** begin **
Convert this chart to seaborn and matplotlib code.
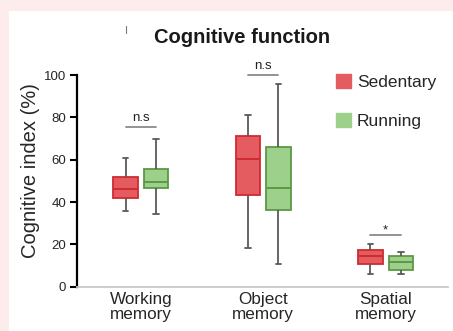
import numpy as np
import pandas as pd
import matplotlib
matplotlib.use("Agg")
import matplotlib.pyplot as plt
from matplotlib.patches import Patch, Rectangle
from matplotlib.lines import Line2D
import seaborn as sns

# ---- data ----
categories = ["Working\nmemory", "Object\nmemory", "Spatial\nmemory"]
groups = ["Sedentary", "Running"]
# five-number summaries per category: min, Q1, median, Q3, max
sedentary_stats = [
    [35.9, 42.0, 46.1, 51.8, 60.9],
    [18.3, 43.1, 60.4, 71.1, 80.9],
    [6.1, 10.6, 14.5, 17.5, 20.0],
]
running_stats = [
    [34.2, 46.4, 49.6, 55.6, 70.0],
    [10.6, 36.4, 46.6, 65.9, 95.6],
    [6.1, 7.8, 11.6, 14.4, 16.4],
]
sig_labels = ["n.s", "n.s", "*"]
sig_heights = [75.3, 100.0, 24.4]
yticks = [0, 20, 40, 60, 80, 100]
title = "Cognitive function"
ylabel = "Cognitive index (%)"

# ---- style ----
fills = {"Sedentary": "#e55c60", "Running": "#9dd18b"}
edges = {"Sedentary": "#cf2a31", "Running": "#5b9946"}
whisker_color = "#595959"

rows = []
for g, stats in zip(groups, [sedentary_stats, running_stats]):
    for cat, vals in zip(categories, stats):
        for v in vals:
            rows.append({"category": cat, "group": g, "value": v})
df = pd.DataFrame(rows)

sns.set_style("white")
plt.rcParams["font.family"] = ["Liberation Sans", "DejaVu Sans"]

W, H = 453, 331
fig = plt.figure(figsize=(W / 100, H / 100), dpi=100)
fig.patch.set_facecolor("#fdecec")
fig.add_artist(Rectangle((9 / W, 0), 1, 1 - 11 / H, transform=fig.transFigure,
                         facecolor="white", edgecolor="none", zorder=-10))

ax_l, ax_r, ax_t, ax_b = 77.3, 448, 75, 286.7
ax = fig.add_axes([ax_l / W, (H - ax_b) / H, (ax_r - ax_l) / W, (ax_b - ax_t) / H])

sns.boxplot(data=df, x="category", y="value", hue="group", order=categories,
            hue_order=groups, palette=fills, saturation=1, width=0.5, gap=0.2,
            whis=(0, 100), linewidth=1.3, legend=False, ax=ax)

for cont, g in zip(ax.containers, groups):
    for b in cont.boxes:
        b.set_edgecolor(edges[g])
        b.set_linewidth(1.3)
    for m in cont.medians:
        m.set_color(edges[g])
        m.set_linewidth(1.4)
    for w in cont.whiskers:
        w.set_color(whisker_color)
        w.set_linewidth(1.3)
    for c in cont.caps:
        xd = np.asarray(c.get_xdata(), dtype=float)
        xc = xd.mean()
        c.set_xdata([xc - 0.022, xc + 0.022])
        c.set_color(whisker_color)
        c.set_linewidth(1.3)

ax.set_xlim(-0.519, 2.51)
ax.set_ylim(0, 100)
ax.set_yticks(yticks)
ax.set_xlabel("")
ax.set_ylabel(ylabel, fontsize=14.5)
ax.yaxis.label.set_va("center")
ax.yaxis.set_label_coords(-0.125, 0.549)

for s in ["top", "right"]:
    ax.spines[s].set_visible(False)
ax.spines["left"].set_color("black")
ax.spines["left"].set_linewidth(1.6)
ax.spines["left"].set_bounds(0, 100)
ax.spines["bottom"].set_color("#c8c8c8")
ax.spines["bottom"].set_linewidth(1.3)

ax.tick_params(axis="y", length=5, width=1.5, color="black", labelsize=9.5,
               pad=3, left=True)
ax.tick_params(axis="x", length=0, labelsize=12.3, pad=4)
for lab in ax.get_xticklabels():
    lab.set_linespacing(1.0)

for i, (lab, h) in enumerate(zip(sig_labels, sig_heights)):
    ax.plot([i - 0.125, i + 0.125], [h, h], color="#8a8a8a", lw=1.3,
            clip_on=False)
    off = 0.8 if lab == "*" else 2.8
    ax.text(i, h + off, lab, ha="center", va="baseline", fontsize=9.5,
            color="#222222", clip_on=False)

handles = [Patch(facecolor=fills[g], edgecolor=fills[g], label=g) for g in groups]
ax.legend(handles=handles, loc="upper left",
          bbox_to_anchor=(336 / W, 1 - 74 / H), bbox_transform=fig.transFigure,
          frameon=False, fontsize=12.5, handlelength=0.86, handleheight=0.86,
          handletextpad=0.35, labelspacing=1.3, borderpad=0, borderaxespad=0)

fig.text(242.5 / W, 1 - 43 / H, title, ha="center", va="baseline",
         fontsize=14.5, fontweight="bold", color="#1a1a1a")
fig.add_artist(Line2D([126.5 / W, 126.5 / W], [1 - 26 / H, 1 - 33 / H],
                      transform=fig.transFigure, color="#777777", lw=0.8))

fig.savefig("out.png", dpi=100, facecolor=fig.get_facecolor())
** end **
Leave out the pictures and reproduce the rest of the listing exactly.

Solved problem –
Convert this chart to seaborn and matplotlib code.
import numpy as np
import pandas as pd
import matplotlib
matplotlib.use("Agg")
import matplotlib.pyplot as plt
from matplotlib.patches import Patch, Rectangle
from matplotlib.lines import Line2D
import seaborn as sns

# ---- data ----
categories = ["Working\nmemory", "Object\nmemory", "Spatial\nmemory"]
groups = ["Sedentary", "Running"]
# five-number summaries per category: min, Q1, median, Q3, max
sedentary_stats = [
    [35.9, 42.0, 46.1, 51.8, 60.9],
    [18.3, 43.1, 60.4, 71.1, 80.9],
    [6.1, 10.6, 14.5, 17.5, 20.0],
]
running_stats = [
    [34.2, 46.4, 49.6, 55.6, 70.0],
    [10.6, 36.4, 46.6, 65.9, 95.6],
    [6.1, 7.8, 11.6, 14.4, 16.4],
]
sig_labels = ["n.s", "n.s", "*"]
sig_heights = [75.3, 100.0, 24.4]
yticks = [0, 20, 40, 60, 80, 100]
title = "Cognitive function"
ylabel = "Cognitive index (%)"

# ---- style ----
fills = {"Sedentary": "#e55c60", "Running": "#9dd18b"}
edges = {"Sedentary": "#cf2a31", "Running": "#5b9946"}
whisker_color = "#595959"

rows = []
for g, stats in zip(groups, [sedentary_stats, running_stats]):
    for cat, vals in zip(categories, stats):
        for v in vals:
            rows.append({"category": cat, "group": g, "value": v})
df = pd.DataFrame(rows)

sns.set_style("white")
plt.rcParams["font.family"] = ["Liberation Sans", "DejaVu Sans"]

W, H = 453, 331
fig = plt.figure(figsize=(W / 100, H / 100), dpi=100)
fig.patch.set_facecolor("#fdecec")
fig.add_artist(Rectangle((9 / W, 0), 1, 1 - 11 / H, transform=fig.transFigure,
                         facecolor="white", edgecolor="none", zorder=-10))

ax_l, ax_r, ax_t, ax_b = 77.3, 448, 75, 286.7
ax = fig.add_axes([ax_l / W, (H - ax_b) / H, (ax_r - ax_l) / W, (ax_b - ax_t) / H])

sns.boxplot(data=df, x="category", y="value", hue="group", order=categories,
            hue_order=groups, palette=fills, saturation=1, width=0.5, gap=0.2,
            whis=(0, 100), linewidth=1.3, legend=False, ax=ax)

for cont, g in zip(ax.containers, groups):
    for b in cont.boxes:
        b.set_edgecolor(edges[g])
        b.set_linewidth(1.3)
    for m in cont.medians:
        m.set_color(edges[g])
        m.set_linewidth(1.4)
    for w in cont.whiskers:
        w.set_color(whisker_color)
        w.set_linewidth(1.3)
    for c in cont.caps:
        xd = np.asarray(c.get_xdata(), dtype=float)
        xc = xd.mean()
        c.set_xdata([xc - 0.022, xc + 0.022])
        c.set_color(whisker_color)
        c.set_linewidth(1.3)

ax.set_xlim(-0.519, 2.51)
ax.set_ylim(0, 100)
ax.set_yticks(yticks)
ax.set_xlabel("")
ax.set_ylabel(ylabel, fontsize=14.5)
ax.yaxis.label.set_va("center")
ax.yaxis.set_label_coords(-0.125, 0.549)

for s in ["top", "right"]:
    ax.spines[s].set_visible(False)
ax.spines["left"].set_color("black")
ax.spines["left"].set_linewidth(1.6)
ax.spines["left"].set_bounds(0, 100)
ax.spines["bottom"].set_color("#c8c8c8")
ax.spines["bottom"].set_linewidth(1.3)

ax.tick_params(axis="y", length=5, width=1.5, color="black", labelsize=9.5,
               pad=3, left=True)
ax.tick_params(axis="x", length=0, labelsize=12.3, pad=4)
for lab in ax.get_xticklabels():
    lab.set_linespacing(1.0)

for i, (lab, h) in enumerate(zip(sig_labels, sig_heights)):
    ax.plot([i - 0.125, i + 0.125], [h, h], color="#8a8a8a", lw=1.3,
            clip_on=False)
    off = 0.8 if lab == "*" else 2.8
    ax.text(i, h + off, lab, ha="center", va="baseline", fontsize=9.5,
            color="#222222", clip_on=False)

handles = [Patch(facecolor=fills[g], edgecolor=fills[g], label=g) for g in groups]
ax.legend(handles=handles, loc="upper left",
          bbox_to_anchor=(336 / W, 1 - 74 / H), bbox_transform=fig.transFigure,
          frameon=False, fontsize=12.5, handlelength=0.86, handleheight=0.86,
          handletextpad=0.35, labelspacing=1.3, borderpad=0, borderaxespad=0)

fig.text(242.5 / W, 1 - 43 / H, title, ha="center", va="baseline",
         fontsize=14.5, fontweight="bold", color="#1a1a1a")
fig.add_artist(Line2D([126.5 / W, 126.5 / W], [1 - 26 / H, 1 - 33 / H],
                      transform=fig.transFigure, color="#777777", lw=0.8))

fig.savefig("out.png", dpi=100, facecolor=fig.get_facecolor())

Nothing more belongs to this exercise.